There’s no denying that one of Brian Cashman’s biggest mistakes has been the acquisition of Japanese lefty Kei Igawa. After getting blown out of the water on the bidding for Daisuke Matsuzaka by the Red Sox, Cashman and the rest of the brain trust turned to Igawa, who was coming off a five season stretch with the Hanshin Tigers where he topped 200 innings four times (172.1 IP the other year) and posted a 3.14 ERA, 8.59 K/9, and 2.47 BB/9. He wasn’t going to be the ace Dice-K is was supposed to be, but he was expected to solidify the back of a rotation that featured the likes of Shawn Chacon, Sidney Ponson, and Darrell Rasner the year before.
The Yanks won Igawa’s rights with a $26,000,194 bid during the posting process; the extra $194 was an ode to his league leading strikeout total in 2006. They then gave him a five year contract worth $20M, but have gotten basically nothing out of him. Igawa’s Yankee career consists of 71.2 innings of 6.66 ERA, 6.19 FIP, 5.74 xFIP pitching, totaling -0.2 WAR. It’s quite literally $46M flushed down the toilet.
It’s not like the Yankees haven’t had a chance to unload Igawa, either. The Padres claimed the lefty off waivers back in August of 2007, he was part of the Johan Santana trade talks, ditto Mike Cameron, and the Cubs even showed some interest in him as recently as this offseason. None of that materialized, and in hindsight, yeah they should have just let the Padres have him and the $17M or so left on his contract. The Yanks still believed Igawa was salvageable and wanted to try to extract value out of him, but of course that never happened.
Late last night in one of his classic Heard This tweets, Buster Olney said that one reason why the Yanks have yet to deal Igawa is because doing so would cost them big time against the luxury tax. Ben and I couldn’t exactly figure out how that would work (neither could Maury Brown), but Jayson Stark explained the situation back in May:
At least now, you see, Igawa doesn’t count against their luxury-tax payroll because they were able to dump him off the 40-man roster. But if somebody actually wanted him (not that there’s any indication of that), the Yankees would have to pay virtually his entire salary. And that would pull all those dollars back onto their luxury-tax bill, to the tune of a 40 percent tax on whatever they’re paying.

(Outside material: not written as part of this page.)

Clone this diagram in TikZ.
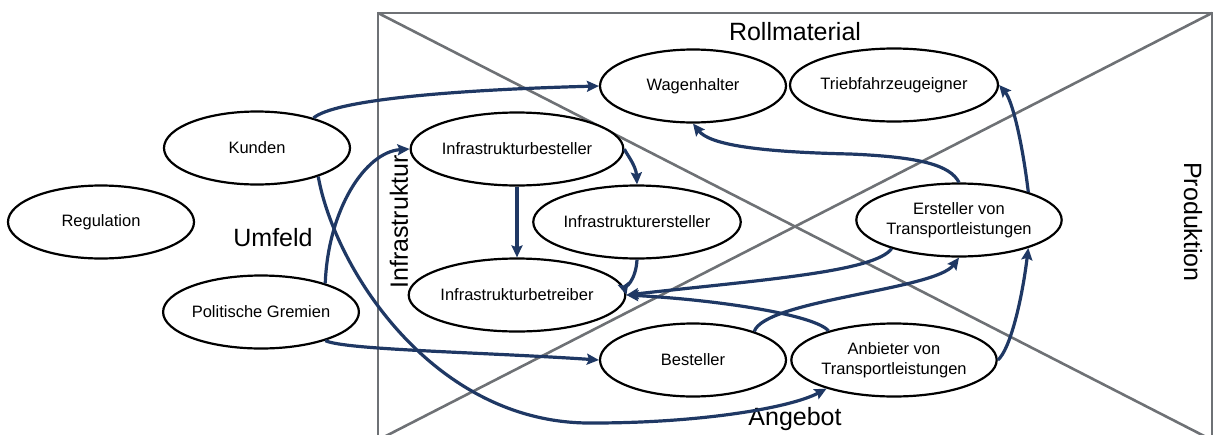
\documentclass[tikz,border=0pt]{standalone}
\usepackage{fontspec}
\setmainfont{Liberation Sans}
\usetikzlibrary{shapes.geometric,arrows.meta}
\definecolor{navy}{HTML}{1F3864}
\definecolor{frame}{HTML}{6E7175}
\tikzset{
  actor/.style={ellipse,draw=black,line width=2.2pt,fill=white,minimum width=186pt,minimum height=73pt,inner sep=0pt,
    font=\fontsize{16.5}{20}\selectfont,align=center},
  biglabel/.style={font=\fontsize{25}{28}\selectfont,inner sep=0pt},
  flow/.style={draw=navy,line width=3.2pt,-{Stealth[length=12pt,width=11pt,inset=2pt]}},
  framel/.style={draw=frame,line width=2.6pt}
}
\begin{document}
\begin{tikzpicture}[x=1pt,y=-1pt]
\useasboundingbox (0,0) rectangle (1215,434);
\begin{scope}
\clip (0,0) rectangle (1215,434);
\draw[framel] (378,13) rectangle (1212,440);
\draw[framel] (378,13) -- (1212,440);
\draw[framel] (1212,13) -- (378,440);
\end{scope}
% labels
\node[biglabel] (umfeld) at (273,238) {Umfeld};
\node[biglabel] (roll) at (795,32) {Rollmaterial};
\node[biglabel] (angebot) at (795,419) {Angebot};
\node[biglabel,rotate=-90] (prod) at (1193,222) {Produktion};
\node[biglabel,rotate=90] (infra) at (399,222) {Infrastruktur};
% actors
\node[actor] (reg) at (101,222) {Regulation};
\node[actor] (kunden) at (257,148) {Kunden};
\node[actor] (pg) at (261,312) {Politische Gremien};
\node[actor] (wagen) at (693,86) {Wagenhalter};
\node[actor] (trieb) at (894,85) {Triebfahrzeugeigner};
\node[actor] (ibest) at (517,149) {Infrastrukturbesteller};
\node[actor] (iers) at (637,222) {Infrastrukturersteller};
\node[actor] (ibetr) at (517,295) {Infrastrukturbetreiber};
\node[actor] (best) at (693,360) {Besteller};
\node[actor] (ers) at (959,220) {Ersteller von\\Transportleistungen};
\node[actor] (anb) at (894,360) {Anbieter von\\Transportleistungen};
% flows
\draw[flow] (kunden.28) .. controls (335,100) and (450,90) .. (wagen.west);
\draw[flow] (kunden.-25) .. controls (335,270) and (435,425) .. (593,423)
  .. controls (700,423) and (790,408) .. (anb.-157);
\draw[flow] (pg.24) .. controls (328,210) and (365,152) .. (ibest.west);
\draw[flow] (pg.-24) .. controls (345,350) and (480,352) .. (best.west);
\draw[flow] (ibest.south) -- (ibetr.north);
\draw[flow] (ibest.east) .. controls (625,152) and (636,165) .. (iers.north);
\draw[flow] (iers.south) .. controls (636,280) and (625,290) .. (ibetr.east);
\draw[flow] (ers.-157) .. controls (875,272) and (760,280) .. (ibetr.east);
\draw[flow] (anb.156) .. controls (815,315) and (720,300) .. (ibetr.east);
\draw[flow] (best.25) .. controls (765,300) and (935,290) .. (ers.south);
\draw[flow] (anb.east) .. controls (1010,350) and (1022,300) .. (ers.-22);
\draw[flow] (ers.22) .. controls (1022,140) and (1012,100) .. (trieb.east);
\draw[flow] (ers.north) .. controls (950,165) and (920,157) .. (850,154)
  .. controls (760,152) and (710,145) .. (wagen.south);
\end{tikzpicture}
\end{document}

In other words, one GM said, “They have huge incentive not to trade him, even if they could. So he’s one of the all-time stuck-in-purgatory cases.”
Essentially, if the Yanks trade Igawa and eat any of the money left on his deal, it counts against their big league payroll and thus the luxury tax. As long as he’s in the minors and not on the 40-man roster, which has been the case for more than two years now, his salary does not count towards their Major League payroll. The luxury tax isn’t cheap, 40% for every dollar on the payroll in excess of $170M, so they’d be looking at $2.2M in extra luxury tax if they deal Igawa today and ate every dollar left on his deal. That’s pocket change for the Yanks, but is it worth paying on top of Igawa’s salary just to get rid of him? Nah.
There’s a lot of venom towards Igawa and his sunglasses for obvious reasons, but I dunno, having him in Triple-A doesn’t bother me as much as it does some others. It’s not like he’s blocking an actual prospect, he’s just the veteran swingman/long man that every Triple-A team employs to soak up miscellaneous innings here and there. Does it suck that the Yanks still have to pay him another $4M next year? Sure, but they’re stuck paying that money anyway. Might as well get something out of him.
So until his contract expires after next season, Igawa is stuck in Scranton, not wanted by the Yankees, not wanted back in Japan. His occasional appearance in DotF is a reminder of just how poorly this deal turned out.